As the primary cause of forest fires is human activity, Mitri believes that when areas are identified as high-risk, municipalities should vigilantly monitor human activity in the forests and be alert for outbreaks. “Focus on the high-risk areas. We know where they are. We can avoid it [forest fires]. Actually, it's not like other natural disasters,” Mitri told The Daily Star.
Khalife said that in the village of Mechref the municipality was now using the risk forecast weekly and if the area surrounding the village was identified as high risk, a WhatsApp message would be sent to the community urging extra caution.
Bechara told The Daily Star that he had seen increased awareness and diligence in Mechref replicated around the country both at the community level and municipalities. However, both Mitri and Bechara were concerned by the fact that the municipalities' engagement with prevention tactics vary significantly, with financial resources being an issue.
On top of the improved fire risk forecast, the LRI, having received money from international donors, has provided Civil Defense in 80 municipalities with new fire fighting equipment. Bechara told The Daily Star that usually forest fires identified in the first 20 minutes can be quickly put out, which was why close monitoring and the right equipment was so essential.

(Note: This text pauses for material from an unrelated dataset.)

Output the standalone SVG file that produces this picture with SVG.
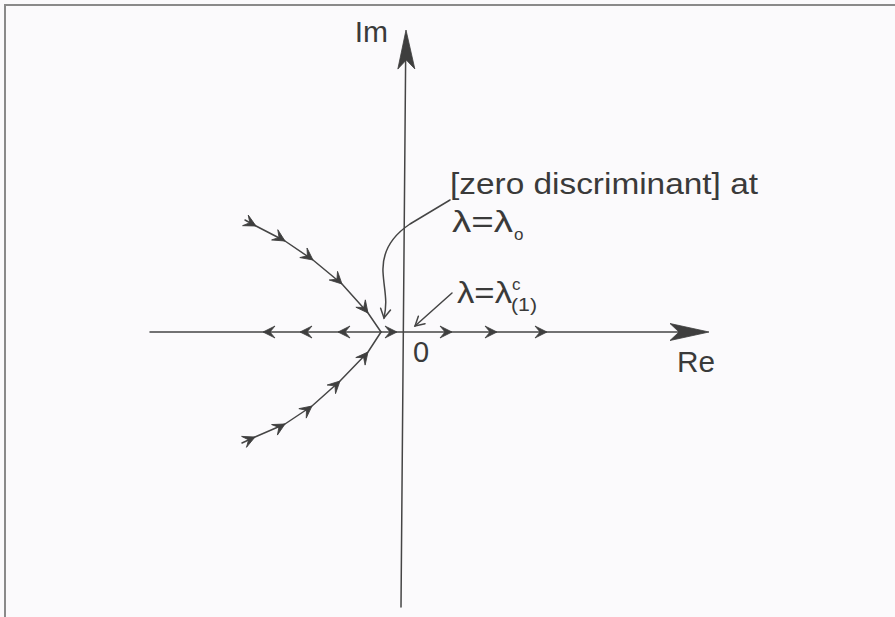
<svg xmlns="http://www.w3.org/2000/svg" xmlns:xlink="http://www.w3.org/1999/xlink" width="895" height="617" viewBox="0 0 895 617">
  <style>
    .ln { fill: none; stroke: #454545; stroke-width: 1.5; stroke-linejoin: round; stroke-linecap: round; }
    .ah { fill: #3e3e3e; stroke: #3e3e3e; stroke-width: 0.8; stroke-linejoin: miter; }
    .ov { fill: none; stroke: #454545; stroke-width: 1.5; stroke-linecap: round; stroke-linejoin: miter; }
    .tx { font-family: "Liberation Sans", Arial, sans-serif; fill: #3a3a3a; }
  </style>
  <defs>
    <path id="sa" d="M0,0 L-12,-6 L-7,0 L-12,6 Z"/>
    <path id="ba" d="M0,0 L-39,-8.5 L-30,0 L-39,8.5 Z"/>
    <path id="va" d="M-9,-5 L0,0 L-9,5"/>
  </defs>
  <rect x="0" y="0" width="895" height="617" fill="#fbfafc"/>
  <path d="M5,617 L5,5 L895,5" fill="none" stroke="#8a8a8a" stroke-width="2"/>

  <g id="axes">
    <line class="ln" x1="150" y1="332" x2="700" y2="332"/>
    <use href="#ba" class="ah" transform="translate(709,332)"/>
    <line class="ln" x1="405.8" y1="40" x2="401" y2="607"/>
    <use href="#ba" class="ah" transform="translate(406,30) rotate(-90.5)"/>
  </g>

  <g id="connectors">
    <g id="branch-upper">
      <polyline class="ln" points="245,220 256,226 285,241 313,260 342,284 368,313 381,332"/>
      <use href="#sa" class="ah" transform="translate(256,226) rotate(28)"/>
      <use href="#sa" class="ah" transform="translate(285,241) rotate(31)"/>
      <use href="#sa" class="ah" transform="translate(313,260) rotate(37)"/>
      <use href="#sa" class="ah" transform="translate(342,284) rotate(44)"/>
      <use href="#sa" class="ah" transform="translate(368,313) rotate(52)"/>
    </g>
    <g id="branch-lower">
      <polyline class="ln" points="242,443 255,437 285,424 312,406 340,381 368,352 381,332"/>
      <use href="#sa" class="ah" transform="translate(255,437) rotate(-24)"/>
      <use href="#sa" class="ah" transform="translate(285,424) rotate(-29)"/>
      <use href="#sa" class="ah" transform="translate(312,406) rotate(-38)"/>
      <use href="#sa" class="ah" transform="translate(340,381) rotate(-44)"/>
      <use href="#sa" class="ah" transform="translate(368,352) rotate(-51)"/>
    </g>
    <g id="branch-real">
      <use href="#sa" class="ah" transform="translate(263,332) rotate(180)"/>
      <use href="#sa" class="ah" transform="translate(300,332) rotate(180)"/>
      <use href="#sa" class="ah" transform="translate(338,332) rotate(180)"/>
      <use href="#sa" class="ah" transform="translate(397,332)"/>
      <use href="#sa" class="ah" transform="translate(452,332)"/>
      <use href="#sa" class="ah" transform="translate(497,332)"/>
      <use href="#sa" class="ah" transform="translate(547,332)"/>
    </g>
    <g id="pointer-lambda-o">
      <path class="ln" d="M450,200 L410,224 C392,236 382,252 383,272 C384,290 388,300 384,318"/>
      <use href="#va" class="ov" transform="translate(384,318) rotate(100)"/>
    </g>
    <g id="pointer-lambda-1c">
      <line class="ln" x1="452" y1="293" x2="415" y2="326"/>
      <use href="#va" class="ov" transform="translate(415,326) rotate(138)"/>
    </g>
  </g>

  <g id="label-im"><text class="tx" x="388" y="42" font-size="30" text-anchor="end">Im</text></g>
  <g id="label-re"><text class="tx" x="677" y="372" font-size="30" textLength="38" lengthAdjust="spacingAndGlyphs">Re</text></g>
  <g id="label-zero"><text class="tx" x="413" y="362" font-size="29">0</text></g>
  <g id="label-discriminant">
    <text class="tx" x="450" y="194" font-size="29" textLength="308" lengthAdjust="spacingAndGlyphs">[zero discriminant] at</text>
    <text class="tx" x="452" y="232" font-size="29" textLength="61" lengthAdjust="spacingAndGlyphs">λ=λ</text>
    <text class="tx" x="514" y="240" font-size="17">o</text>
  </g>
  <g id="label-lambda-1c">
    <text class="tx" x="457" y="303" font-size="29" textLength="55" lengthAdjust="spacingAndGlyphs">λ=λ</text>
    <text class="tx" x="512" y="290" font-size="17">c</text>
    <text class="tx" x="511" y="311" font-size="18" textLength="26" lengthAdjust="spacingAndGlyphs">(1)</text>
  </g>
</svg>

While assessment of areas affected by forest fires in 2019 has improved the risk forecast, it has also shed light on the long-term impact of 2019's fires on the health of the forests. Between the autumn and spring assessment, large areas of forests optimistically moved from being considered at moderate or high risk of further degradation to low risk.
For Mitri, this shows that if human activity in forests is reduced, and the activity that takes place is sensible, then many forests can recover by themselves, while leaving only some areas that require active restoration projects.
With Lebanon facing another long hot summer and a larger than normal rural population, the situation is deeply concerning this fire season. However, hope can be found in an increased societal interest in forest protection and the fact that now, more than in previous years, danger zones can be identified.
“Usually people learn from their mistakes, and this time I hope we learned from ours,” Bechara said.